EXERCISE DIRECTIONS
Tally the lines containing the word "this", and report the tally alone.

INPUT DATA
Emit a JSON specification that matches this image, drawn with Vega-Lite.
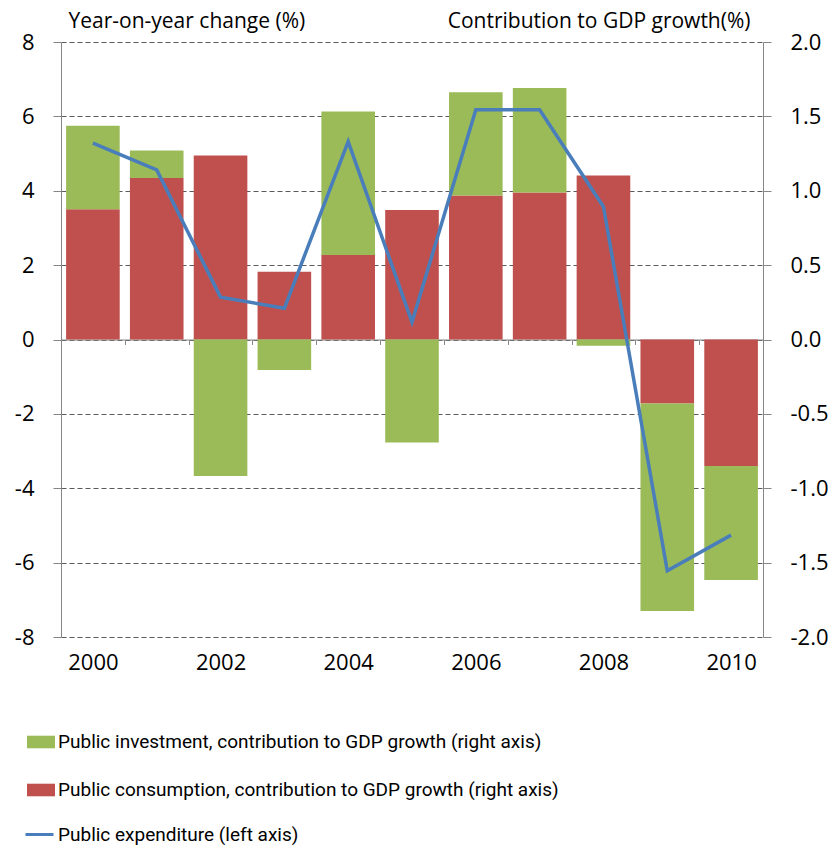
{
  "$schema": "https://vega.github.io/schema/vega-lite/v6.json",
  "width": 702,
  "height": 595,
  "autosize": {"type": "none"},
  "padding": {"left": 61, "top": 42, "right": 74, "bottom": 214},
  "background": "white",
  "config": {"view": {"stroke": null}, "font": "Open Sans"},
  "datasets": {
    "bars": [
      {"year": 2000, "series": "Public consumption, contribution to GDP growth (right axis)", "value": 0.875},
      {"year": 2000, "series": "Public investment, contribution to GDP growth (right axis)", "value": 0.5625},
      {"year": 2001, "series": "Public consumption, contribution to GDP growth (right axis)", "value": 1.085},
      {"year": 2001, "series": "Public investment, contribution to GDP growth (right axis)", "value": 0.185},
      {"year": 2002, "series": "Public consumption, contribution to GDP growth (right axis)", "value": 1.2375},
      {"year": 2002, "series": "Public investment, contribution to GDP growth (right axis)", "value": -0.9175},
      {"year": 2003, "series": "Public consumption, contribution to GDP growth (right axis)", "value": 0.455},
      {"year": 2003, "series": "Public investment, contribution to GDP growth (right axis)", "value": -0.205},
      {"year": 2004, "series": "Public consumption, contribution to GDP growth (right axis)", "value": 0.5675},
      {"year": 2004, "series": "Public investment, contribution to GDP growth (right axis)", "value": 0.965},
      {"year": 2005, "series": "Public consumption, contribution to GDP growth (right axis)", "value": 0.87},
      {"year": 2005, "series": "Public investment, contribution to GDP growth (right axis)", "value": -0.6925},
      {"year": 2006, "series": "Public consumption, contribution to GDP growth (right axis)", "value": 0.9675},
      {"year": 2006, "series": "Public investment, contribution to GDP growth (right axis)", "value": 0.695},
      {"year": 2007, "series": "Public consumption, contribution to GDP growth (right axis)", "value": 0.9875},
      {"year": 2007, "series": "Public investment, contribution to GDP growth (right axis)", "value": 0.7025},
      {"year": 2008, "series": "Public consumption, contribution to GDP growth (right axis)", "value": 1.1025},
      {"year": 2008, "series": "Public investment, contribution to GDP growth (right axis)", "value": -0.0425},
      {"year": 2009, "series": "Public consumption, contribution to GDP growth (right axis)", "value": -0.43},
      {"year": 2009, "series": "Public investment, contribution to GDP growth (right axis)", "value": -1.395},
      {"year": 2010, "series": "Public consumption, contribution to GDP growth (right axis)", "value": -0.85},
      {"year": 2010, "series": "Public investment, contribution to GDP growth (right axis)", "value": -0.7675}
    ],
    "line": [
      {"year": 2000, "value": 5.28},
      {"year": 2001, "value": 4.56},
      {"year": 2002, "value": 1.14},
      {"year": 2003, "value": 0.84},
      {"year": 2004, "value": 5.32},
      {"year": 2005, "value": 0.47},
      {"year": 2006, "value": 6.18},
      {"year": 2007, "value": 6.18},
      {"year": 2008, "value": 3.57},
      {"year": 2009, "value": -6.22},
      {"year": 2010, "value": -5.26}
    ]
  },
  "encoding": {
    "x": {
      "field": "year",
      "type": "ordinal",
      "scale": {"paddingInner": 0, "paddingOuter": 0},
      "axis": {
        "orient": "bottom",
        "offset": -297.5,
        "title": null,
        "grid": false,
        "domainColor": "#868686",
        "tickColor": "#868686",
        "tickSize": 5,
        "tickBand": "extent",
        "labelAngle": 0,
        "labelPadding": 318,
        "labelFontSize": 22,
        "labelColor": "#000000",
        "labelBaseline": "middle",
        "labelExpr": "datum.value % 2 == 0 ? datum.label : ''"
      }
    }
  },
  "layer": [
    {
      "data": {"name": "bars"},
      "mark": {"type": "bar", "width": {"band": 0.84}},
      "encoding": {
        "y": {
          "field": "value",
          "type": "quantitative",
          "stack": "zero",
          "scale": {"domain": [-2, 2], "nice": false, "zero": false},
          "axis": {
            "orient": "right",
            "values": [-2, -1.5, -1, -0.5, 0, 0.5, 1, 1.5, 2],
            "format": ".1f",
            "labelExpr": "replace(datum.label, '\u2212', '-')",
            "grid": false,
            "domainColor": "#868686",
            "tickColor": "#868686",
            "tickSize": 8,
            "labelPadding": 19,
            "labelFontSize": 22,
            "labelColor": "#000000",
            "title": "Contribution to GDP growth(%)",
            "titleAngle": 0,
            "titleAlign": "right",
            "titleBaseline": "alphabetic",
            "titleX": -13,
            "titleY": -15,
            "titleFontSize": 21,
            "titleFontWeight": "normal",
            "titleColor": "#000000"
          }
        },
        "fill": {
          "field": "series",
          "type": "nominal",
          "scale": {
            "domain": ["Public investment, contribution to GDP growth (right axis)", "Public consumption, contribution to GDP growth (right axis)"],
            "range": ["#9BBB59", "#C0504D"]
          },
          "legend": {
            "orient": "none",
            "legendX": -34,
            "legendY": 686,
            "title": null,
            "symbolType": "M-1,-0.45H1V0.45H-1Z",
            "symbolSize": 784,
            "symbolStrokeWidth": 0,
            "labelFont": "Roboto",
            "labelFontSize": 19,
            "labelColor": "#000000",
            "labelOffset": 3,
            "labelLimit": 800,
            "rowPadding": 24,
            "padding": 0
          }
        },
        "order": {"field": "series", "sort": "ascending"}
      }
    },
    {
      "data": {"name": "line"},
      "mark": {"type": "line", "strokeWidth": 3.5},
      "encoding": {
        "y": {
          "field": "value",
          "type": "quantitative",
          "scale": {"domain": [-8, 8], "nice": false, "zero": false},
          "axis": {
            "orient": "left",
            "values": [-8, -6, -4, -2, 0, 2, 4, 6, 8],
            "labelExpr": "replace(datum.label, '\u2212', '-')",
            "grid": true,
            "gridDash": [5, 3],
            "gridColor": "#5a5a5a",
            "gridWidth": 1,
            "domainColor": "#868686",
            "tickColor": "#868686",
            "tickSize": 8,
            "labelPadding": 19,
            "labelFontSize": 22,
            "labelColor": "#000000",
            "title": "Year-on-year change (%)",
            "titleAngle": 0,
            "titleAlign": "left",
            "titleBaseline": "alphabetic",
            "titleX": 7,
            "titleY": -15,
            "titleFontSize": 21,
            "titleFontWeight": "normal",
            "titleColor": "#000000"
          }
        },
        "stroke": {
          "datum": "Public expenditure (left axis)",
          "type": "nominal",
          "scale": {"range": ["#4A7EBB"]},
          "legend": {
            "orient": "none",
            "legendX": -37,
            "legendY": 777,
            "title": null,
            "symbolType": "stroke",
            "symbolSize": 784,
            "symbolStrokeWidth": 3,
            "labelFont": "Roboto",
            "labelFontSize": 19,
            "labelColor": "#000000",
            "labelOffset": 3,
            "labelLimit": 800,
            "padding": 0
          }
        }
      }
    }
  ],
  "resolve": {"scale": {"y": "independent", "fill": "independent", "stroke": "independent"}}
}
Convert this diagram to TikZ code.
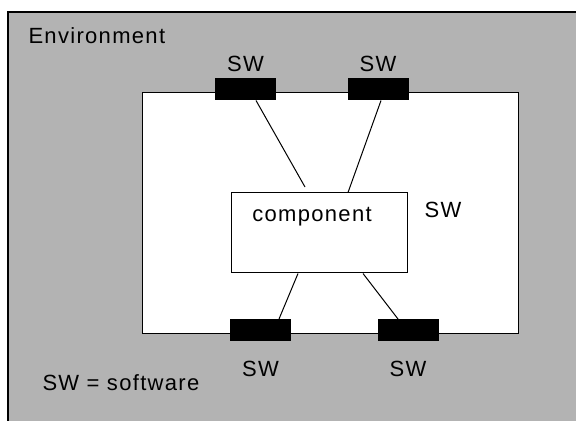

ANSWER TO THE PROBLEM
2